Liputan6.com, Jakarta - Hingga kini, etnis Rohingya belum diakui status kewarganegaraannya oleh Pemerintah Myanmar. Bahkan ketika krisis kemanusiaan kembali terjadi, otoritas negara itu bersikeras tak mau mengubah kebijakannya.
Untuk membantu menyelesaikan masalah tersebut, Menteri Luar Negeri Retno Marsudi terbang ke Myanmar untuk membicarakan solusi krisis kemanusiaan tersebut.
Sejumlah pejabat tinggi penting ditemui. Termasuk di antaranya State Counsellor Aung San Suu Kyi, Panglima Angkatan Bersenjata Min Aung Hlaing, dan tiga menteri penting.
Advertisement
Dalam pertemuan tersebut, Retno memastikan bahwa kedua negara turut membahas mengenai pemberian kewarganegaraan.
"Kita diskusi banyak sekali ya, termasuk mengenai masalah rekomendasi Kofi Annan. Ada 88 rekomendasi yang terbagi ke dalam 17 elemen, salah satunya status kewarganegaraan," ucap Retno di Gedung Parlemen RI, Senin (11/9/2017).
"Sudah ada komitmen dari pemerintah Myanmar untuk mengimplementasikan rekomendasi Kofi Annan, yang berarti 17 elemen dan 88 rekomendasi, coba nanti kita lihat rekomendasinya seperti apa," ujar dia.
Desakan pemberian kewarganegaraan disampaikan secara lantang oleh Sekretaris Jenderal PBB Antonio Gutteres. Dia menegaskan, sangat krusial bagi Myanmar untuk segera mengubah kebijakannya terhadap warga Rohingya.
Baca Juga
Menurut Gutteres, Myanmar harus segera memberikan kewarganegaraan atau memastikan status hukum warga Rohingya.
Kepastian hukum itu penting. Sebab, hanya dengan status yang jelas, etnis Rohingya bisa hidup normal, bergerak bebas, mendapat pekerjaan, dan memperoleh pendidikan.
"Sejarah diskriminasi panjang, keputusasaan, kemiskinan ekstrem terjadi di Rakhine.
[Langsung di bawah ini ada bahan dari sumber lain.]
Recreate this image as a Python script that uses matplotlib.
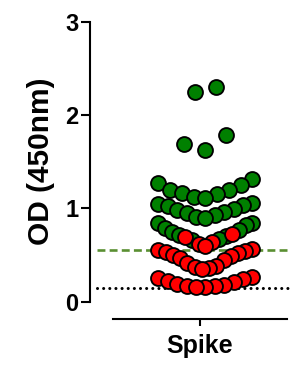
import numpy as np
import matplotlib
matplotlib.use("Agg")
import matplotlib.pyplot as plt

plt.rcParams['font.family'] = ['Liberation Sans', 'DejaVu Sans']
plt.rcParams['font.weight'] = 'bold'

# OD readings
green_od = [2.30, 2.25, 1.79, 1.69, 1.63,
            1.32, 1.27, 1.25, 1.20, 1.20, 1.16, 1.15, 1.12, 1.11,
            1.06, 1.05, 1.04, 1.03, 0.99, 0.98, 0.96, 0.95, 0.93, 0.91, 0.90,
            0.84, 0.84, 0.82, 0.79, 0.77, 0.75, 0.71, 0.70, 0.67, 0.66]
red_od = [0.73, 0.69, 0.64, 0.62, 0.60,
          0.565, 0.55, 0.54, 0.53, 0.52, 0.50, 0.49, 0.47, 0.45, 0.42,
          0.38, 0.37, 0.36, 0.35,
          0.26, 0.25, 0.24, 0.22, 0.21, 0.19, 0.18, 0.17, 0.165, 0.16, 0.16]
category = "Spike"
cutoff = 0.554      # green dashed line
background = 0.147  # black dotted line
yticks = [0, 1, 2, 3]

fig = plt.figure(figsize=(2.96, 3.65), dpi=100)
ax = fig.add_axes([90/296, (365-301.7)/365, 200/296, 280/365])
ax.set_xlim(-0.733, 0.6)
ax.set_ylim(0, 3)


def prism_scatter_x(values, ax, bin_h=0.255, origin=0.595, width=94,
                    max_step=21, shift=5.5):
    # Prism-like dot plot: values binned into rows of fixed height, each row
    # spread center-out (lowest value in the middle); sizes in pixels
    p0 = ax.transData.transform((0, 0))[0]
    px_x = ax.transData.transform((1, 0))[0] - p0
    vals = np.asarray(values)
    row_id = np.floor((vals - origin) / bin_h).astype(int)
    xs = np.zeros(len(vals))
    for rid in np.unique(row_id):
        r = np.where(row_id == rid)[0]
        r = r[np.argsort(vals[r], kind="stable")]
        n = len(r)
        step = min(max_step, width / (n - 1)) if n > 1 else 0
        if n % 2:
            slots = [0] + [s * k for k in range(1, n) for s in (-1, 1)]
        else:
            slots = [s * (k - 0.5) for k in range(1, n) for s in (-1, 1)]
        for idx, sl in zip(r, slots[:n]):
            xs[idx] = (sl * step + shift) / px_x
    return xs


all_od = green_od + red_od
is_green = np.array([True] * len(green_od) + [False] * len(red_od))
xs = prism_scatter_x(all_od, ax)
ys = np.array(all_od)

ax.axhline(cutoff, xmin=0.035, xmax=1.0, color="#5a8f32", lw=1.9,
           dashes=(3.0, 1.6), zorder=1)
ax.axhline(background, xmin=0.035, xmax=1.0, color="black", lw=2.2,
           dashes=(0.01, 2.0), dash_capstyle="round", zorder=1)

ax.scatter(xs[is_green], ys[is_green], s=115, c="#008000",
           edgecolors="black", linewidths=1.35, zorder=3, clip_on=False)
ax.scatter(xs[~is_green], ys[~is_green], s=115, c="#ff0000",
           edgecolors="black", linewidths=1.35, zorder=4, clip_on=False)

ax.set_yticks(yticks)
ax.set_yticklabels([str(v) for v in yticks])
ax.set_xticks([0])
ax.set_xticklabels([category])
ax.set_ylabel("OD (450nm)", fontsize=21.5, fontweight="bold", labelpad=7)

ax.spines["top"].set_visible(False)
ax.spines["right"].set_visible(False)
ax.spines["left"].set_linewidth(1.5)
ax.spines["bottom"].set_linewidth(1.5)
ax.spines["bottom"].set_position(("outward", 12.2))
ax.spines["bottom"].set_bounds(-0.58, 0.58)
ax.tick_params(axis="y", length=6.5, width=1.5, pad=2, labelsize=17)
ax.tick_params(axis="x", length=5, width=1.5, pad=6, labelsize=18)

fig.savefig("out.png", dpi=100)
Kami meminta otoritas sipil dan militer Myanmar untuk mengakhiri kekerasan ini," ucap Gutteres.
"Kesedihan dan penderitaan warga Rohingya yang tidak terselesaikan sudah lama 'membusuk' dan ini jadi faktor tak terbantahkan dalam terciptanya destabilisasi regional," imbuh dia.